我全盘交给ai编的计算器

import pygame
import random
import time

# 初始化 pygame
pygame.init()


# 定义阶数变量
order = 4

# 屏幕大小
SCREEN_WIDTH = order * 100
SCREEN_HEIGHT = order * 100

# 颜色定义
WHITE = (255, 255, 255)
BLACK = (128, 255, 128)
GRAY = (255, 128, 128)  # 用于填充边框内区域的颜色


# 生成可解的数字华容道布局
def generate_solvable_layout(order1):
    layout1 = list(range(1, order1 * order1))
    layout1.append(0)  # 空位
    # 打乱顺序
    random.shuffle(layout1)
    # 检查是否可解，若不可解则继续重新打乱
    while not is_solvable(layout1):
        random.shuffle(layout1)
    return layout1


# 判断布局是否可解
def is_solvable(layout1):
    inversion_count = 0
    for i in range(len(layout1) - 1):
        for j in range(i + 1, len(layout1)):
            if layout1[i] != 0 and layout1[j] != 0 and layout1[i] > layout1[j]:
                inversion_count += 1
    empty_pos = layout1.index(0)
    # 计算逆序对奇偶性和空位行号奇偶性
    return (inversion_count % 2) == ((empty_pos // order) % 2)


# 绘制数字华容道界面，包括数字边框和内部填充及数字位置精确调整
def draw_layout(layout1):
    screen.fill(BLACK)
    for i in range(order):
        for j in range(order):
            index1 = i * order + j
            if layout1[index1] != 0:
                font1 = pygame.font.SysFont(None, 48)
                text1 = font1.render(str(layout1[index1]), 1, WHITE)

                # 绘制边框，精确调整位置
                pygame.draw.rect(screen, WHITE, (j * 100 + 15, i * 100 + 15, 70, 70), 1)

                # 填充边框内区域
                pygame.draw.rect(screen, GRAY, (j * 100 + 16, i * 100 + 16, 68, 68))

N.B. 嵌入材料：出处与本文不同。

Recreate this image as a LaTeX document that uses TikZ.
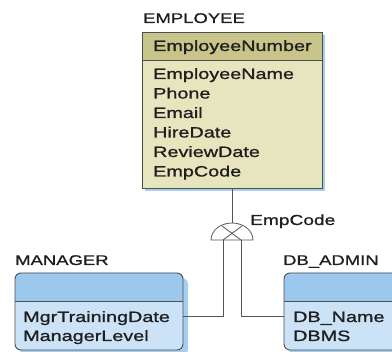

                # 精确计算并设置数字位置
                text_rect = text1.get_rect()
                text_rect.centerx = j * 100 + 50
                text_rect.centery = i * 100 + 50
                screen.blit(text1, text_rect)


# 检查是否胜利
def check_win(layout1):
    for i in range(order * order - 1):
        if layout1[i] != i + 1:
            return False
    return True


# 获取可移动位置
def get_movable_positions(layout1):
    empty_pos = layout1.index(0)
    movable_positions = []
    if empty_pos % order > 0:
        movable_positions.append(empty_pos - 1)
    if empty_pos % order < order - 1:
        movable_positions.append(empty_pos + 1)
    if empty_pos // order > 0:
        movable_positions.append(empty_pos - order)
    if empty_pos // order < order - 1:
        movable_positions.append(empty_pos + order)
    return movable_positions


# 移动数字
def move_number(layout1, pos1):
    empty_pos = layout1.index(0)
    layout1[empty_pos], layout1[pos1] = layout1[pos1], layout1[empty_pos]


# 主循环
layout = generate_solvable_layout(order)
screen = pygame.display.set_mode((SCREEN_WIDTH, SCREEN_HEIGHT))
clock = pygame.time.Clock()

running = True
while running:
    for event in pygame.event.get():
        if event.type == pygame.QUIT:
            running = False
        if event.type == pygame.MOUSEBUTTONDOWN:
            pos = pygame.mouse.get_pos()
            col = pos[0] // 100
            row = pos[1] // 100
            index = row * order + col
            if index in get_movable_positions(layout):
                move_number(layout, index)

    draw_layout(layout)

    if check_win(layout):
        font = pygame.font.SysFont(None, 64)
        text = font.render("you win!", 1, WHITE)
        screen.blit(text, (50, 150))
        pygame.display.flip()
        time.sleep(1)  # 停留 1 秒
        running = False

    pygame.display.flip()
    clock.tick(60)

# 退出程序
pygame.quit()